I could go on to describe the influence of my priggishness upon my religious faith, but this essay is already longer than I intended it to be.

I'll mention two things in conclusion.

The first is-- ladies and gentlemen, please do not consider me an out-and-out prig. Indeed, I harbour in my soul quite the opposite hankering, too, though it is not nearly as strong. There is a part of me that revels in 'the casual comedy', the infinite openness and indeterminacy of life, and of society. I do want to get outside, or at least to know there is an outside-- I do want fresh air. I have known the rather bracing sense of dizziness when it is borne upon one, through a snatch of overheard conversation perhaps, that other people have preoccupations and ways of looking at the world that are utterly different from one's own. I sometimes revel in the 'messiness' of modern liberal democracy. Louis Macneice's 'Snow' is one of my favourite poems. I even had these lines printed onto a t-shirt once:

World is crazier and more of it than we think,
Incorrigibly plural. I peel and portion
A tangerine and spit the pips and feel

The drunkenness of things being various.

Louise Macneice, renowned tangerine eater
And yet I think the cleavage is not as simple as that, either. Just as Chesterton said that, if you leave a white fence to itself, it will not remain a white fence but become a muddy grey, so I think that the diversity of the world actually requires a solicitude for singleness and purification. Perhaps tangerines only exist through the unnatural selection of fruit-eating human beings over the generations, as certain dogs have been bred for their distinctiveness. Even if this is not the case with tangerines, you know what I mean. Volumes could be written on this tension, this paradox, this dialectic, or whatever you may call it, between essentialism and pluralism.

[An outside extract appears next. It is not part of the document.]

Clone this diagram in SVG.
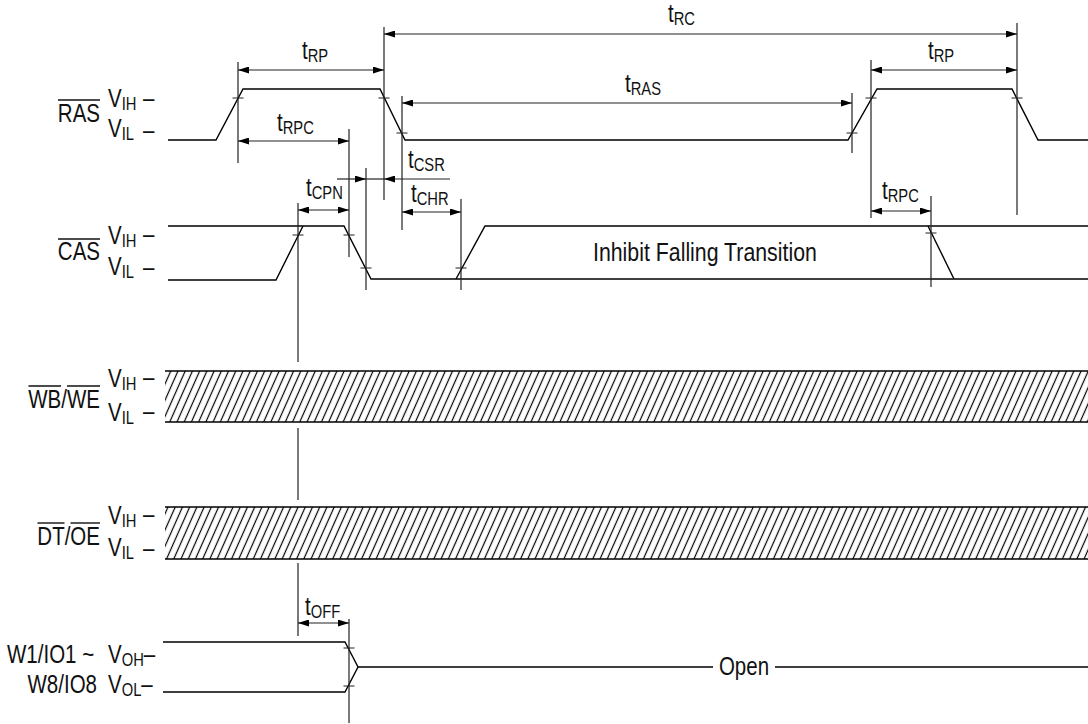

Finally, I want to leave you with an image. I have been practicing mindfulness for several months now-- something I dismissed as a fad, but I have been compelled to accept as having genuine scientifically-established merit, and something that is of particular usefulness to me. There are many forms of mindfulness, but I have hit upon my own favourite-- staring into the flame of a candle for twenty minutes, focusing entirely upon that flame. I call this ritual the j'tah, because it sounds rather Star Trekky. I just made the word up.

Staring into the flame makes me realise how important fire imagery has been to me all my life. In the Bible, some of my favourite stories involve fire-- the Burning Bush and Pentecost in particular. And one of my epigraphs you will find at the bottom of this blog is from our Blessed Lord: "I have come to bring fire to the Earth."

And then there is one of my favourite lines in all English poetry, the last line of this verse from the poem The Burning of the Leaves by Laurence Binyon:
The last hollyhock's fallen tower is dust;
All the spices of June are a bitter reek,
All the extravagant riches spent and mean.
All burns! The reddest rose is a ghost;
Sparks whirl up, to expire in the mist: the wild
Fingers of fire are making corruption clean.

The wild fingers of fire are making corruption clean. That is what I have craved, intermittently, all my life. That is what makes me a hopeless prig. And, although there is much to be said against priggishness, I think there is something to be said for it, as well.